Although Kovacs’s work is usually celebrated either for absurd goofiness (he once staged an all-gorilla ballet) or for experimental genius, the Kovacs Unlimited audio reveals a different element of his comedy. The poems are the centerpieces of the Dovetonsils bits, but the excerpts feature as much improvised and inside joking as scripted material. The loose comic consistently seems more concerned with amusing himself and his crew than delivering a traditional comedy routine to his viewers. “My mom always said Ernie hated having an audience,” Mills recalls. “He was really trying to reach the people in their living rooms and trying to crack up his crew.”
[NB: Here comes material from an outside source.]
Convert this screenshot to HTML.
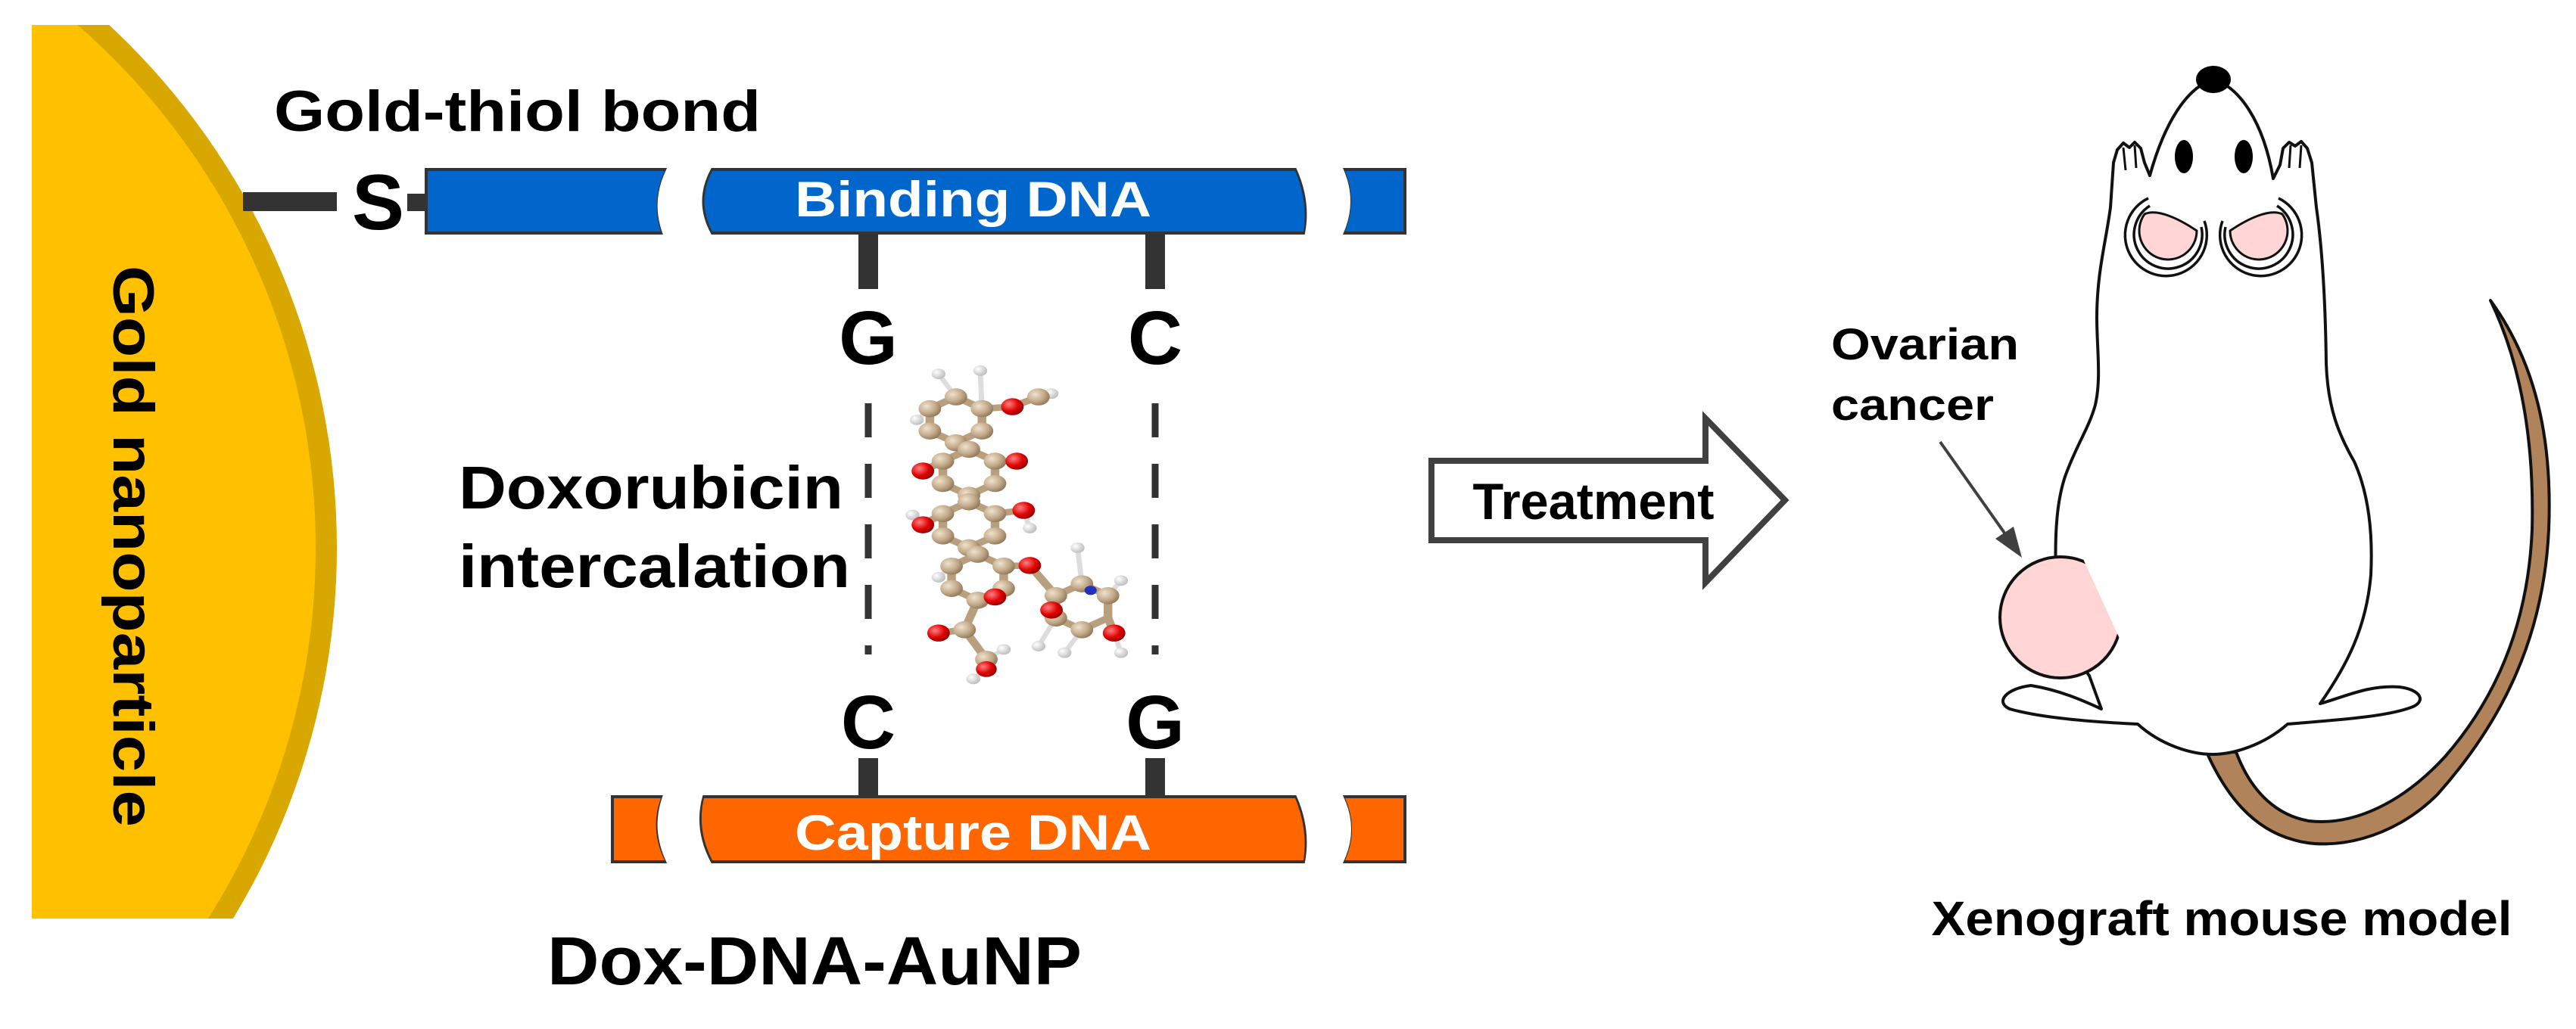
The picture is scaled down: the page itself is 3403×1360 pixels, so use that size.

Mills is still debating further releases. The surprise success of the first Kovacs DVD set in 2011 led to the second volume, and its sales will determine future releases. Mills is now preparing to reissue Kovacs’s 1957 comic novel Zoomar, and Omnivore is weighing what to do next with the Kovacs Unlimited recordings (a Dovetonsils Record Store Day release, more Adams music LPs and entire episodes on iTunes are on the table). “It’s really more a matter of when than if we release this,” Mills explains. “I think people can really get a lot out of these.”

Mills marvels at Kovacs’s legacy. “There’s never been anyone more relaxed on television,” he says. “For any comedian getting into the high-pressure works of TV today, where things can be canceled before they even air, it’s incredible to watch a guy who seems almost like he’s just killing time. It’s amazing how free he was.”

Percy Dovetonsils…thpeaks and The Edie Adams Christmas Album are available now.